MATERIALS PROVIDED.
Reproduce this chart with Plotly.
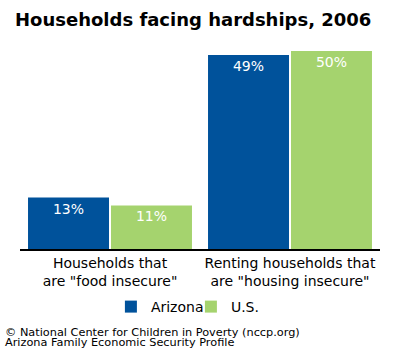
--
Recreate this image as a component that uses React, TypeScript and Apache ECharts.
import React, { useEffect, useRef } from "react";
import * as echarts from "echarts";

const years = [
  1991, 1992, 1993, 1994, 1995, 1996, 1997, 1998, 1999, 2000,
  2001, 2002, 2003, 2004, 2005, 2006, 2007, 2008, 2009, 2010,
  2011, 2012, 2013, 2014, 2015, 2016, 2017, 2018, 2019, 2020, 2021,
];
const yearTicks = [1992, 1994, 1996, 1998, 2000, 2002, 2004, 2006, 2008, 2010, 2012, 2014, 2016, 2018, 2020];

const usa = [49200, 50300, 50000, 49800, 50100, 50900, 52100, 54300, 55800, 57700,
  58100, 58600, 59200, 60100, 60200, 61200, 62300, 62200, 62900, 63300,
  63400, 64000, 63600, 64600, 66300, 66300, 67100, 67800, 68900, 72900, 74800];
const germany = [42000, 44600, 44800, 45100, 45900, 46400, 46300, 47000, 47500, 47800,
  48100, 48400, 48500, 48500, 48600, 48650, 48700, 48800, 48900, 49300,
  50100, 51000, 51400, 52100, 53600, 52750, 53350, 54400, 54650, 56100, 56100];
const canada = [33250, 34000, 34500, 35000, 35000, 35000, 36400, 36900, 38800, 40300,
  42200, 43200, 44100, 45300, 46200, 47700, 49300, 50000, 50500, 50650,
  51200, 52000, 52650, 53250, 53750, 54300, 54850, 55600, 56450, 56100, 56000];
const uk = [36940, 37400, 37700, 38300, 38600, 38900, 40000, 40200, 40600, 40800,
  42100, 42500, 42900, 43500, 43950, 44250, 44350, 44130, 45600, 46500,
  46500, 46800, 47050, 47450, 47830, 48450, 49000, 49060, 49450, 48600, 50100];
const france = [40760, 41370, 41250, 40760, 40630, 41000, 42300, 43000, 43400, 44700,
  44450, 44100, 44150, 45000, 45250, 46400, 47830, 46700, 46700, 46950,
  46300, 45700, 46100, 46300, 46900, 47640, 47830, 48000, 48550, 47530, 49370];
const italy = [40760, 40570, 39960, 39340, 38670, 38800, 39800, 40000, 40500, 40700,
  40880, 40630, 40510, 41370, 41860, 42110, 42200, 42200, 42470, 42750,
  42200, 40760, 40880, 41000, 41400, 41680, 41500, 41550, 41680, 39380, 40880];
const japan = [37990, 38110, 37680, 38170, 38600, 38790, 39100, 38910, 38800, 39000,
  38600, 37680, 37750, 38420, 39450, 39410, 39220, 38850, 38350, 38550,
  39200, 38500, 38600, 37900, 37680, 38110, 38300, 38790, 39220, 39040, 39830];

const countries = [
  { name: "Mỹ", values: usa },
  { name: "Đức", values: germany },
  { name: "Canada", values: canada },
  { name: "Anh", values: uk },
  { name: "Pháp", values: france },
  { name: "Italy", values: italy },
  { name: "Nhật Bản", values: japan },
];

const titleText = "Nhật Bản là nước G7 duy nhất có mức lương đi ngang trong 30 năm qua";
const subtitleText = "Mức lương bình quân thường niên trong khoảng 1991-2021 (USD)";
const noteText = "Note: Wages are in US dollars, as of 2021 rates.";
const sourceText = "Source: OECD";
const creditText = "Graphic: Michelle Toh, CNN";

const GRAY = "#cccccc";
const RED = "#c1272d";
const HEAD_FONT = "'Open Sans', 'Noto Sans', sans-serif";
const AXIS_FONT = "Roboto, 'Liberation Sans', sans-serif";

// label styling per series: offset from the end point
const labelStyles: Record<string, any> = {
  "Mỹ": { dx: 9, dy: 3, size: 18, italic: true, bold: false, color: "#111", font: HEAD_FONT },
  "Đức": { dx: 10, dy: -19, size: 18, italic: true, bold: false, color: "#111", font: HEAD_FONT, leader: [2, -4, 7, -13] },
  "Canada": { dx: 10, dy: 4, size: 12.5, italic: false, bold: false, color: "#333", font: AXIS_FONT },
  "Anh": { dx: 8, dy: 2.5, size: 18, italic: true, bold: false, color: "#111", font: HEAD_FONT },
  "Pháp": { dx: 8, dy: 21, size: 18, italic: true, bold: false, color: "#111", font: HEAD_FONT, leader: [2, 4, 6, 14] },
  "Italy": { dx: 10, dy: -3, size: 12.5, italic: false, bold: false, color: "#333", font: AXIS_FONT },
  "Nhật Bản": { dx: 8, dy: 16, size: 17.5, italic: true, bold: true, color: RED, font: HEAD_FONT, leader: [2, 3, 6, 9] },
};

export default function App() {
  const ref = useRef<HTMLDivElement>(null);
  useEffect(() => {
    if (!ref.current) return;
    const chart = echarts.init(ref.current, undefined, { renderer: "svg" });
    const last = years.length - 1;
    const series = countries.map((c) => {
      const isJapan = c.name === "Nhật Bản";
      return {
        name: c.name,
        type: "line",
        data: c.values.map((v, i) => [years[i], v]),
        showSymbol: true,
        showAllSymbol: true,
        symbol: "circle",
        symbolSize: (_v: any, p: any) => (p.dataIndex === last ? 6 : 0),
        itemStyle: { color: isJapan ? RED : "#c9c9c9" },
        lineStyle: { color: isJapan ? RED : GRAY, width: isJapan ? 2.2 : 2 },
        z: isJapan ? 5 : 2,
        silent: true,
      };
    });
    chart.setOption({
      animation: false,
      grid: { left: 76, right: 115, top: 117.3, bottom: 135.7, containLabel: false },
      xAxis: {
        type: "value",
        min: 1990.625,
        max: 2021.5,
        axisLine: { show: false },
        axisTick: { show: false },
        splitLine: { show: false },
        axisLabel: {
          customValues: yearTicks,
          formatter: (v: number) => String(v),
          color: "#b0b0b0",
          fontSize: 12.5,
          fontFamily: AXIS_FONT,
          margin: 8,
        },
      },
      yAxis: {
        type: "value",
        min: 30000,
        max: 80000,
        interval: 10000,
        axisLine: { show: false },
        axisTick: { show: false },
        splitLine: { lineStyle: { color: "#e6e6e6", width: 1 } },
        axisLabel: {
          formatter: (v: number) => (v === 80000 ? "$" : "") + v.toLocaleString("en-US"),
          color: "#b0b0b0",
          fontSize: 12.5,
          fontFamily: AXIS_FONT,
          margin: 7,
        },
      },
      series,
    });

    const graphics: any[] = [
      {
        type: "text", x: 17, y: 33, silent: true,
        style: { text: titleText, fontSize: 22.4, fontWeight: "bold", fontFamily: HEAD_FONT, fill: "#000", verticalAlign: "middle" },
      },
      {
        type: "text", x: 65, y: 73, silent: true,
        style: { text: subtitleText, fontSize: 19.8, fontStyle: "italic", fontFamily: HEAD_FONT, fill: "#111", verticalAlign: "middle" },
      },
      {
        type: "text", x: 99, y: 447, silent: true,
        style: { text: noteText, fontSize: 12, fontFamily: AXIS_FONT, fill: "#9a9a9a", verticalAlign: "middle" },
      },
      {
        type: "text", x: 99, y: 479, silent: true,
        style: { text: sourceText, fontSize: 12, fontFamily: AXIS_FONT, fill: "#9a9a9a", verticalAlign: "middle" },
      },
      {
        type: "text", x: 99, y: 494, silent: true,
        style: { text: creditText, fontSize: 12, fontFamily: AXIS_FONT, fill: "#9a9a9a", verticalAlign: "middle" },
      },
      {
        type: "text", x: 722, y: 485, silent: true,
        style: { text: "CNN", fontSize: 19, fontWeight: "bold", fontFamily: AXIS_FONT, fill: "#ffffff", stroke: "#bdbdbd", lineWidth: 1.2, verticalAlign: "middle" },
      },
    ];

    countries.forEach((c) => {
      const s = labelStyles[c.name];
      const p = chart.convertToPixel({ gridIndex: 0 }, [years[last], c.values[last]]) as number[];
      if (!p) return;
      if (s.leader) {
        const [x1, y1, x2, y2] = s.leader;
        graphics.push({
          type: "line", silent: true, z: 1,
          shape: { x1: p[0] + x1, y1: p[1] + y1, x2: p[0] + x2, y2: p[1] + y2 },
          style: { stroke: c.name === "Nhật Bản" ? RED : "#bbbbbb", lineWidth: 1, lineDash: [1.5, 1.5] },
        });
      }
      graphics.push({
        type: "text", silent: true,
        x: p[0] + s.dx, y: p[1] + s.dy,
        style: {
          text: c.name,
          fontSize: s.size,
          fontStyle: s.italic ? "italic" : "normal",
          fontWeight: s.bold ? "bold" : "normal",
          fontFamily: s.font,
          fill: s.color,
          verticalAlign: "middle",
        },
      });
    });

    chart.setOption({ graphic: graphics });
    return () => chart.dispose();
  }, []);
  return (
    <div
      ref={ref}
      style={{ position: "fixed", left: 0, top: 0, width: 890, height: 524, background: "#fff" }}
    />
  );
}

TO DO. Retype only what lies between the line bearing "Recreate this image" and the line bearing "2016, 2018, 2020];", keeping both of those lines.

ANSWER TO THIS EXERCISE.
Recreate this image as a component that uses React, TypeScript and Apache ECharts.
import React, { useEffect, useRef } from "react";
import * as echarts from "echarts";

const years = [
  1991, 1992, 1993, 1994, 1995, 1996, 1997, 1998, 1999, 2000,
  2001, 2002, 2003, 2004, 2005, 2006, 2007, 2008, 2009, 2010,
  2011, 2012, 2013, 2014, 2015, 2016, 2017, 2018, 2019, 2020, 2021,
];
const yearTicks = [1992, 1994, 1996, 1998, 2000, 2002, 2004, 2006, 2008, 2010, 2012, 2014, 2016, 2018, 2020];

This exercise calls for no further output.